One of the biggest and potentially most dangerous misconceptions prevalent among policy circles, pundit rounds and election campaigns today is that the United States should do everything in its power to prevent Iran from obtaining nuclear weapons.
The laundry list of calamities that would supposedly occur in the event Iran acquired nuclear weapons is quite extensive; it includes the belief that nuclear weapons would inevitably fall into the hands of terrorists who would use it against American or Israeli targets, that the entire Middle East and beyond would turn into an unstable nuclear multipolarity in which the threat of nuclear war could escalate beyond acceptable management, and so on.
So far, the United States has been engaged in an extensive regimen of economic sanctions and coordinated diplomatic engagements with a host of other nations to compel Iran to abandon its nuclear program, which it claims is meant strictly for peaceful, energy-related purposes.
Kenneth Waltz has written a splendid piece for Foreign Affairs entitled “Why Iran Should Get the Bomb: Nuclear Balancing Would Mean Stability” in which he argues that, far from introducing instability to the region, a nuclear Iran would actually balance its various competing actors. Israel has long enjoyed the Middle East’s only uncontested nuclear monopoly, the fear of which in Iran and various Arab states has resulted in tension, mutual insecurity and the desire on Iran’s part particularly to hedge itself from the constant perception of mortal threat and strategic constraint.
History attests to the tendency for regions to produce balancing offsets to regional hegemonic powers; it isn’t difficult, therefore, to understand why Iran considers the attainment of nuclear weapons to be a strategic necessity since its neighborhood is already a nuclear multipolarity.
Besides Israel to the west, Iran has to contend with the nuclear stalemate between India and Pakistan, a nuclear Russia to the north, a nuclear and increasingly ambitious China to the east and the presence of American military power in the Persian Gulf as well as in Iraq and Afghanistan.
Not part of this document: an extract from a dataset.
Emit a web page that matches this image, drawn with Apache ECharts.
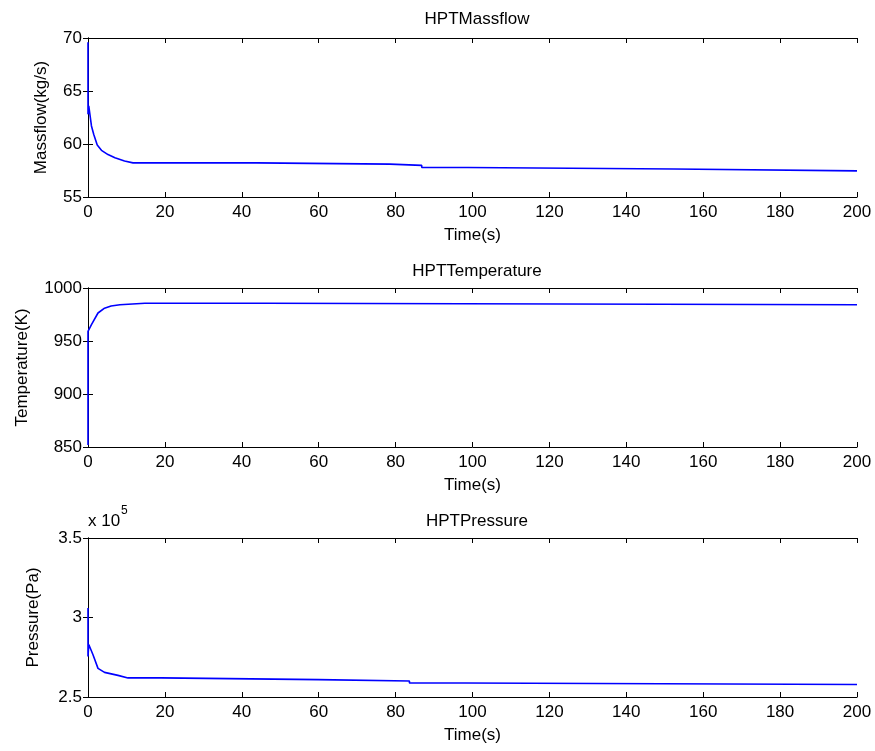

It’s clear that a nuclear Iran wouldn’t produce a new multipolarity, since that is a term that already accurately describes the entire region. But what the most ardent hawks here, in Israel and elsewhere emphasize most is that Iran couldn’t be trusted with nuclear weapons because of a perceived fear of its regime’s supposedly inherent irrationality, an irrationality that would compel it to initiate a nuclear war with Israel or the United States without regard for its own safety or the retaliation it would inevitably experience. That is a nonsensical argument that ought to be dismissed outright. Regardless of the ideological and religious sloganeering it projects, the regime in Iran is as much of a rational actor pursuing its strategic interests as any other. Spreading nuclear technology to terrorists would make Iran itself the target of retaliatory action, and it knows full well it could never survive a massive blow from the United States, Israel and other states acting in concert.
What is far more dangerous to the Middle East and beyond today is the irrational fear of a nuclear Iran and the kinds of policies that could be pursued in the event American and Israeli policymakers ever decided to eliminate its nuclear program by force. An Israeli strike on Iran could quickly escalate into an all-out war in which it would be nearly impossible for the United States to avoid involving itself. The projected effect on oil prices, economic output, and the safety of Americans abroad is chilling.
What the United States needs now is a total recalibration of its policy on this issue and a new policy of containment and deterrence to replace the irrational sword-rattling that consumes far too much time and attention in our national conversations.